Lesson Learned: Atlanta is home to many national, regional and local nonprofits and prominent Foundations and many evaluation firms and independent consultants. Being an independent evaluation consultant in Atlanta can be challenging but rewarding. The key to success is developing strong relationships, working collaboratively to identify shared goals and objectives, continually communicating with clients, and maintaining a flexible and responsive approach.

Hot Tips:

  1. Collaborate with other independent evaluators. While working by yourself is nice, collaborating with other independent consultants allows you to gain new knowledge and skills and can increase your ability to secure additional (and often larger) contracts. Attend local AEA meetings, join the AECN at and connect with other consultants in your area. Be selective about who you work with – remember your name is on the line!
  2. Take advantage of in-person trainings and professional learning opportunities. While it is much easier in today’s digital age to participate in trainings and seminars via webinar, attending in person can yield networking opportunities and new connections that would otherwise not be realized. So get out of your pajamas and out of the house!
  3. Always think about how you can add value. Identify the challenges facing your potential clients and determine how you can help them address and overcome these issues. Share relevant research and information about funding opportunities you think might be a good fit with your clients. Your clients will appreciate it and may even ask you to serve as the evaluator if funded – woohoo!
  4. Don’t reinvent the wheel. Utilize resources such as those at Develop and/or find existing templates and tools that you can adapt. This not only saves time but allows for greater continuity in your practice. Work smarter, not harder!
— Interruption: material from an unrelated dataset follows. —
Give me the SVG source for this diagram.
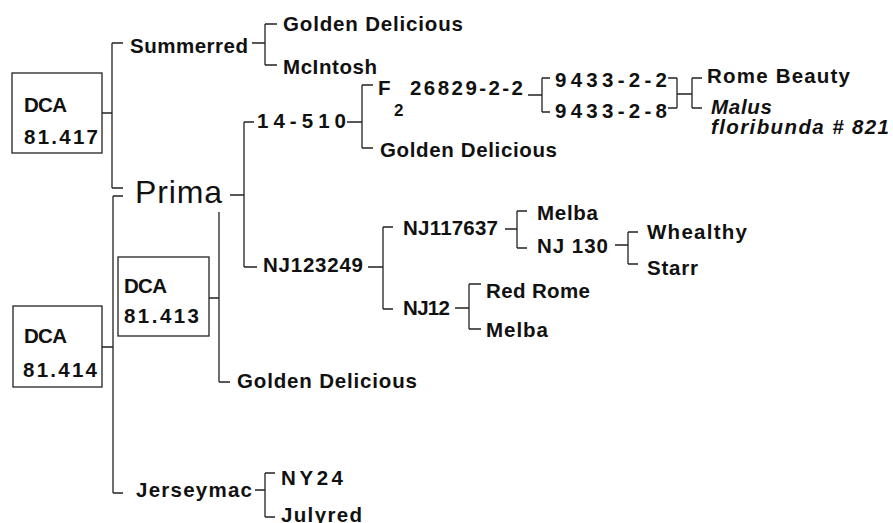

Starting and maintaining your own business takes time, patience and perseverance. The AECN and the Atlanta-area Evaluation Association are great resources for learning, networking and collaborating. Independent consulting is not a solitary practice – connect with others and be prepared to reap the benefits – both personally and professionally!

We’re looking forward to October and the Evaluation 2016 annual conference all this week with our colleagues in the Local Arrangements Working Group (LAWG). Do you have questions, concerns, kudos, or content to extend this aea365 contribution? Please add them in the comments section for this post on the aea365 webpage so that we may enrich our community of practice. Would you like to contribute to aea365? Review the contribution guidelines and send your draft post to


2 thoughts on “LAWG Week: Jenn Ballentine on Becoming an Independent Consultant in Atlanta”

  1. Thank you for the great article and tips on becoming an independent evaluation consultant. I found your tips to be very valuable and can be used in my college counselling position. I agree that through developing strong relationships, integrating departments, collaborating, communicating, our programs can gain better results.

    The first tip of collaborating with other independent evaluators is meaningful and allows us to gain new knowledge and skills, it can also be quite intimidating. Particular individuals may find other evaluators as threats and not feel comfortable sharing their wealth of knowledge and experiences. Another factor of time may also be an issue where some may see it to be less beneficial to collaborate with new candidates. With your experience, how do we overcome these issues?

    Secondly, in-person trainings and professional learning opportunities are also very beneficial in the counselling department. It is definitely easier today to find courses, workshops and etc. to be readily available although many come at a cost. I like the ideas of online courses which tend to be cheaper because of the lack of fees for travel and accommodations. At our school, we often outsource professionals to come and consult which is more economical than sending individuals from our department to workshops (usually overseas as we are situated in Beijing). We are also hoping to network with other local schools in the area so that they can send their counsellors for the same workshops for a price to cover our costs in hiring counselling consultants.

    The tip of thinking of ways we can add value can answer my previous question about how to get other professionals to share their knowledge. Through presenting relevant issues, challenges and our research, we as evaluators might get other professionals to open up and learn from each other without monetary fees. Again, I can still see collaborating with others as a challenge because as you mentioned, names are on the line so individual professionals must be selective with who they work with.
    Lastly, the point of not reinventing the wheel acts as a good framework. A lot of times, we can use what has been developed and make minor tweaks to adapt to new situations and cases. This not only saves time but still allows for a semi-customized practice.

    All in all, thanks for the great tips. It can be applied to evaluating programs in the college counselling department. Counsellors will not only be collaborating with students and parents but with each other, other faculty members and professionals in and outside of the community in order to further better our programs.